start SUPPLIED INFORMATION

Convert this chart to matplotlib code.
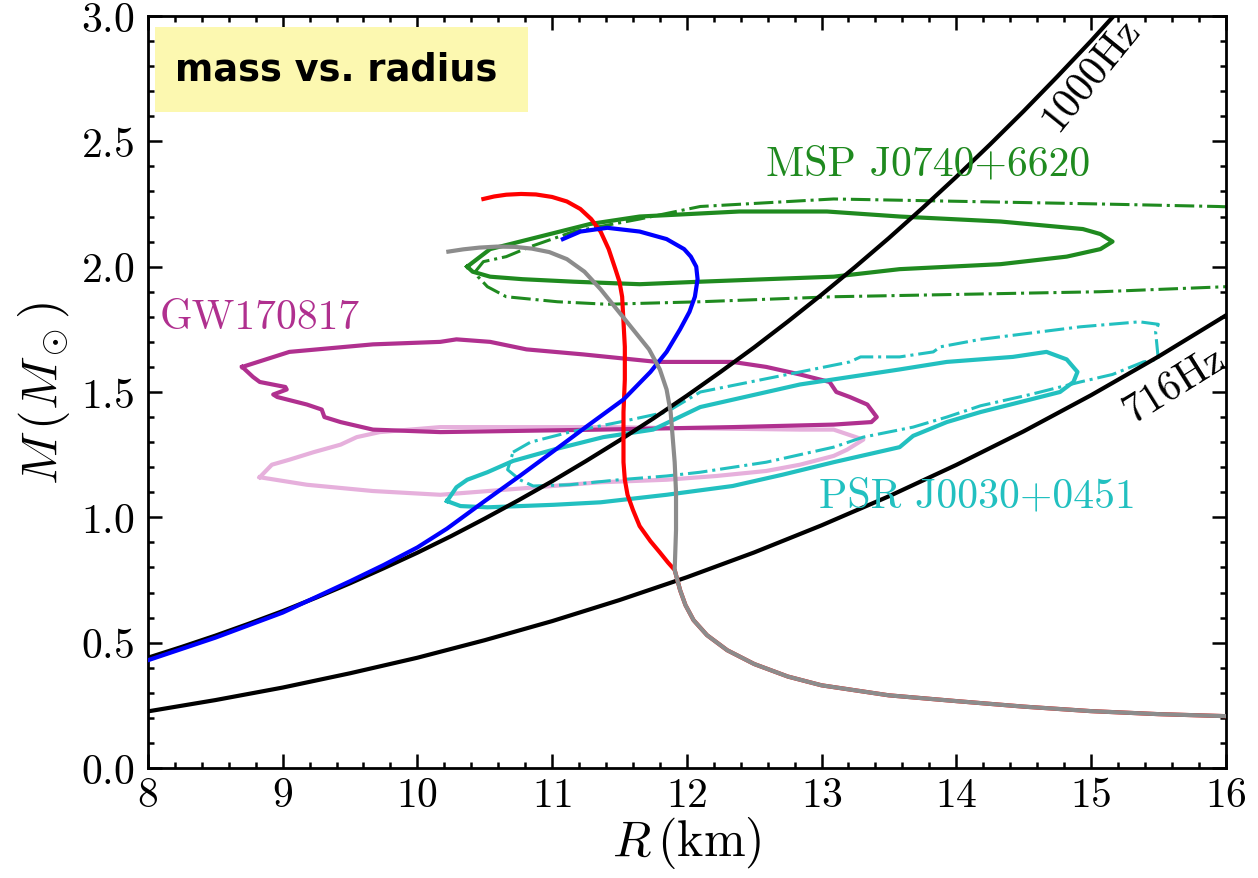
import matplotlib
matplotlib.use("Agg")
import matplotlib.pyplot as plt
from matplotlib.patches import Rectangle
from matplotlib.ticker import MultipleLocator

plt.rcParams['font.family'] = 'serif'
plt.rcParams['font.serif'] = ['cmr10']
plt.rcParams['mathtext.fontset'] = 'cm'
plt.rcParams['axes.formatter.use_mathtext'] = True

# ---------------- data ----------------
# Kepler (mass-shedding) frequency lines
kep1000_R = [8.0, 8.25, 8.5, 8.75, 9.0, 9.25, 9.5, 9.75, 10.0, 10.25, 10.5, 10.75, 11.0, 11.25, 11.5, 11.75,
             12.0, 12.25, 12.5, 12.75, 13.0, 13.25, 13.5, 13.75, 14.0, 14.25, 14.5, 14.75, 15.0, 15.25]
kep1000_M = [0.440, 0.483, 0.528, 0.576, 0.626, 0.680, 0.737, 0.797, 0.859, 0.925, 0.995, 1.068, 1.144, 1.224, 1.307, 1.394,
             1.485, 1.580, 1.678, 1.781, 1.888, 1.999, 2.114, 2.234, 2.358, 2.487, 2.620, 2.758, 2.900, 3.048]
kep716_R = [8.0, 8.5, 9.0, 9.5, 10.0, 10.5, 11.0, 11.5, 12.0, 12.5, 13.0, 13.5, 14.0, 14.5, 15.0, 15.5, 16.0]
kep716_M = [0.226, 0.271, 0.321, 0.378, 0.440, 0.510, 0.586, 0.670, 0.761, 0.860, 0.968, 1.084, 1.209, 1.343, 1.487, 1.641, 1.805]

# common crust tail of the EOS curves
tail_R = [16.0, 15.5, 15.0, 14.5, 14.0, 13.5, 13.0, 12.75, 12.5, 12.3, 12.15, 12.05, 11.99, 11.95, 11.93, 11.91]
tail_M = [0.207, 0.215, 0.227, 0.245, 0.267, 0.290, 0.330, 0.365, 0.415, 0.470, 0.530, 0.590, 0.650, 0.710, 0.750, 0.790]

red_R = [11.91, 11.86, 11.80, 11.73, 11.65, 11.60, 11.56, 11.54, 11.53, 11.53, 11.53, 11.54, 11.54, 11.53, 11.52, 11.50,
         11.47, 11.42, 11.36, 11.29, 11.21, 11.11, 11.00, 10.88, 10.77, 10.66, 10.57, 10.49]
red_M = [0.790, 0.820, 0.860, 0.905, 0.965, 1.030, 1.090, 1.150, 1.220, 1.320, 1.420, 1.550, 1.680, 1.780, 1.880, 1.940,
         1.990, 2.070, 2.140, 2.190, 2.230, 2.260, 2.278, 2.288, 2.290, 2.287, 2.280, 2.270]

gray_R = [11.91, 11.92, 11.92, 11.91, 11.88, 11.85, 11.80, 11.72, 11.60, 11.48, 11.36, 11.24, 11.11, 10.98, 10.85, 10.72,
          10.59, 10.46, 10.34, 10.23]
gray_M = [0.790, 0.950, 1.100, 1.220, 1.420, 1.510, 1.590, 1.670, 1.750, 1.830, 1.910, 1.980, 2.030, 2.058, 2.072, 2.079,
          2.080, 2.076, 2.069, 2.060]

blue_R = [8.0, 8.5, 9.0, 9.5, 9.75, 10.0, 10.22, 10.5, 10.76, 11.0, 11.25, 11.53, 11.73, 11.85, 11.95, 12.02, 12.06, 12.08, 12.07,
          12.03, 11.98, 11.85, 11.65, 11.41, 11.21, 11.08]
blue_M = [0.430, 0.520, 0.620, 0.745, 0.810, 0.880, 0.955, 1.065, 1.165, 1.260, 1.360, 1.470, 1.580, 1.660, 1.750, 1.820, 1.880, 1.950, 2.000,
          2.040, 2.070, 2.110, 2.140, 2.155, 2.140, 2.110]

# GW170817 credible regions
gw_dark_R = [8.70, 9.05, 9.67, 10.17, 10.29, 10.54, 10.81, 11.23, 11.78, 12.34, 12.59, 12.84, 13.06, 13.11, 13.21, 13.34, 13.41,
             13.37, 13.09, 12.34, 11.36, 10.17, 9.67, 9.43, 9.31, 9.29, 9.18, 8.96, 8.93, 9.03, 9.02, 8.83, 8.78, 8.70]
gw_dark_M = [1.60, 1.66, 1.69, 1.70, 1.71, 1.70, 1.67, 1.65, 1.62, 1.62, 1.60, 1.57, 1.54, 1.50, 1.48, 1.45, 1.40,
             1.38, 1.37, 1.36, 1.35, 1.34, 1.35, 1.38, 1.40, 1.43, 1.45, 1.48, 1.49, 1.51, 1.52, 1.54, 1.56, 1.60]
gw_light_R = [8.83, 8.92, 9.05, 9.23, 9.43, 9.55, 9.72, 10.17, 11.36, 12.84, 13.09, 13.31, 13.19, 13.09, 12.84, 12.59,
              12.22, 11.85, 11.36, 10.17, 9.67, 9.18, 8.83]
gw_light_M = [1.16, 1.21, 1.23, 1.26, 1.29, 1.32, 1.34, 1.36, 1.36, 1.35, 1.35, 1.31, 1.27, 1.245, 1.21, 1.185,
              1.165, 1.15, 1.14, 1.09, 1.105, 1.13, 1.16]

# PSR J0030+0451 credible regions
psr_solid_R = [10.22, 10.29, 10.37, 10.52, 10.71, 11.01, 11.38, 11.75, 12.10, 12.84, 13.58, 13.93, 14.42, 14.67, 14.82, 14.90,
               14.87, 14.77, 14.55, 14.18, 13.93, 13.68, 13.58, 13.09, 12.71, 12.34, 11.85, 11.36, 11.01, 10.52, 10.32, 10.22]
psr_solid_M = [1.065, 1.12, 1.15, 1.18, 1.225, 1.27, 1.32, 1.35, 1.44, 1.53, 1.59, 1.62, 1.64, 1.66, 1.63, 1.58,
               1.54, 1.50, 1.47, 1.42, 1.38, 1.325, 1.28, 1.22, 1.17, 1.125, 1.09, 1.06, 1.05, 1.04, 1.045, 1.065]
psr_dash_R = [10.71, 10.84, 11.13, 11.50, 11.85, 12.10, 12.84, 13.21, 13.29, 13.58, 13.83, 13.88, 14.18, 14.92, 15.36, 15.50,
              15.48, 15.50, 15.39, 15.16, 14.92, 14.55, 14.18, 13.93, 13.68, 13.31, 13.09, 12.59, 12.10, 11.85, 11.50, 11.13,
              10.86, 10.76, 10.67, 10.71]
psr_dash_M = [1.26, 1.30, 1.34, 1.38, 1.42, 1.50, 1.58, 1.62, 1.64, 1.64, 1.66, 1.68, 1.71, 1.76, 1.78, 1.77,
              1.74, 1.63, 1.62, 1.57, 1.54, 1.49, 1.445, 1.40, 1.36, 1.32, 1.28, 1.22, 1.18, 1.165, 1.15, 1.13,
              1.125, 1.15, 1.19, 1.26]

# MSP J0740+6620 credible regions
msp_solid_R = [10.37, 10.54, 10.91, 11.28, 11.65, 12.39, 13.04, 13.58, 14.33, 14.94, 15.07, 15.16, 15.07, 14.82, 14.33, 13.58,
               13.09, 12.59, 12.10, 11.65, 11.16, 10.78, 10.54, 10.41, 10.37]
msp_solid_M = [2.00, 2.07, 2.12, 2.17, 2.20, 2.22, 2.22, 2.20, 2.18, 2.15, 2.13, 2.10, 2.07, 2.04, 2.01, 1.99,
               1.96, 1.95, 1.94, 1.93, 1.94, 1.95, 1.96, 1.98, 2.00]
msp_dash_R = [16.5, 15.94, 15.07, 14.08, 13.09, 12.10, 11.65, 11.16, 10.84, 10.66, 10.49, 10.43, 10.45, 10.52, 10.66, 11.04,
              11.41, 12.10, 13.09, 14.08, 15.07, 16.0, 16.5]
msp_dash_M = [2.23, 2.24, 2.25, 2.26, 2.27, 2.24, 2.19, 2.14, 2.08, 2.04, 2.02, 1.98, 1.96, 1.92, 1.88, 1.86,
              1.85, 1.86, 1.88, 1.89, 1.90, 1.92, 1.93]

# ---------------- figure ----------------
fig = plt.figure(figsize=(12.58, 8.79), dpi=100)
ax = fig.add_axes([0.1176, 0.1251, 0.8567, 0.8556])

GREEN = '#1f8a1f'
CYAN = '#22c0c0'
MAG = '#b0308f'
PINK = '#e6b0dc'

ax.plot(gw_light_R, gw_light_M, color=PINK, lw=3.0, zorder=2)
ax.plot(gw_dark_R, gw_dark_M, color=MAG, lw=3.0, zorder=2)
ax.plot(psr_dash_R, psr_dash_M, color=CYAN, lw=2.2, ls='-.', zorder=2)
ax.plot(psr_solid_R, psr_solid_M, color=CYAN, lw=3.0, zorder=2)
ax.plot(msp_dash_R, msp_dash_M, color=GREEN, lw=2.2, ls='-.', zorder=2)
ax.plot(msp_solid_R, msp_solid_M, color=GREEN, lw=3.0, zorder=2)

ax.plot(kep1000_R, kep1000_M, color='black', lw=3.0, zorder=3)
ax.plot(kep716_R, kep716_M, color='black', lw=3.0, zorder=3)

ax.plot(tail_R + red_R[1:], tail_M + red_M[1:], color='red', lw=3.0, zorder=4)
ax.plot(blue_R, blue_M, color='blue', lw=3.0, zorder=5)
ax.plot(tail_R + gray_R[1:], tail_M + gray_M[1:], color='#8c8c8c', lw=3.0, zorder=6)

FS = 30
ax.text(13.79, 2.41, 'MSP J0740+6620', color=GREEN, fontsize=FS, ha='center', va='center')
ax.text(8.09, 1.80, 'GW170817', color=MAG, fontsize=FS, ha='left', va='center')
ax.text(14.16, 1.085, 'PSR J0030+0451', color=CYAN, fontsize=FS, ha='center', va='center')
ax.text(15.0, 2.77, '1000Hz', color='black', fontsize=FS, ha='center', va='center', rotation=51)
ax.text(15.62, 1.53, '716Hz', color='black', fontsize=FS, ha='center', va='center', rotation=32)

ax.add_patch(Rectangle((0.0065, 0.8723), 0.3461, 0.1131, transform=ax.transAxes,
                       facecolor='#fcf8b0', edgecolor='none', zorder=7))
ax.text(0.025, 0.929, 'mass vs. radius', transform=ax.transAxes, fontsize=26.5,
        fontweight='bold', family='DejaVu Sans', ha='left', va='center', zorder=8)

ax.set_xlim(8, 16)
ax.set_ylim(0, 3)
ax.xaxis.set_major_locator(MultipleLocator(1))
ax.xaxis.set_minor_locator(MultipleLocator(0.2))
ax.yaxis.set_major_locator(MultipleLocator(0.5))
ax.yaxis.set_minor_locator(MultipleLocator(0.1))
ax.tick_params(which='both', direction='in', top=True, right=True, width=1.8, labelsize=30)
ax.tick_params(which='major', length=10)
ax.tick_params(axis='x', which='major', pad=6)
ax.tick_params(axis='y', which='major', pad=10)
ax.tick_params(which='minor', length=4)
for s in ax.spines.values():
    s.set_linewidth(2.0)

ax.set_xlabel(r'$R\,(\mathrm{km})$', fontsize=36, labelpad=0)
ax.set_ylabel(r'$M\,(M_\odot)$', fontsize=36, labelpad=6)

fig.savefig('out.png', dpi=100)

end SUPPLIED INFORMATION

INSTRUCTIONS TO FOLLOW: Starting at the first line of the material, output exactly the lines up to and including the one with "0.710, 0.750, 0.790]". Do not include the pictures.

THE ANSWER:
Convert this chart to matplotlib code.
import matplotlib
matplotlib.use("Agg")
import matplotlib.pyplot as plt
from matplotlib.patches import Rectangle
from matplotlib.ticker import MultipleLocator

plt.rcParams['font.family'] = 'serif'
plt.rcParams['font.serif'] = ['cmr10']
plt.rcParams['mathtext.fontset'] = 'cm'
plt.rcParams['axes.formatter.use_mathtext'] = True

# ---------------- data ----------------
# Kepler (mass-shedding) frequency lines
kep1000_R = [8.0, 8.25, 8.5, 8.75, 9.0, 9.25, 9.5, 9.75, 10.0, 10.25, 10.5, 10.75, 11.0, 11.25, 11.5, 11.75,
             12.0, 12.25, 12.5, 12.75, 13.0, 13.25, 13.5, 13.75, 14.0, 14.25, 14.5, 14.75, 15.0, 15.25]
kep1000_M = [0.440, 0.483, 0.528, 0.576, 0.626, 0.680, 0.737, 0.797, 0.859, 0.925, 0.995, 1.068, 1.144, 1.224, 1.307, 1.394,
             1.485, 1.580, 1.678, 1.781, 1.888, 1.999, 2.114, 2.234, 2.358, 2.487, 2.620, 2.758, 2.900, 3.048]
kep716_R = [8.0, 8.5, 9.0, 9.5, 10.0, 10.5, 11.0, 11.5, 12.0, 12.5, 13.0, 13.5, 14.0, 14.5, 15.0, 15.5, 16.0]
kep716_M = [0.226, 0.271, 0.321, 0.378, 0.440, 0.510, 0.586, 0.670, 0.761, 0.860, 0.968, 1.084, 1.209, 1.343, 1.487, 1.641, 1.805]

# common crust tail of the EOS curves
tail_R = [16.0, 15.5, 15.0, 14.5, 14.0, 13.5, 13.0, 12.75, 12.5, 12.3, 12.15, 12.05, 11.99, 11.95, 11.93, 11.91]
tail_M = [0.207, 0.215, 0.227, 0.245, 0.267, 0.290, 0.330, 0.365, 0.415, 0.470, 0.530, 0.590, 0.650, 0.710, 0.750, 0.790]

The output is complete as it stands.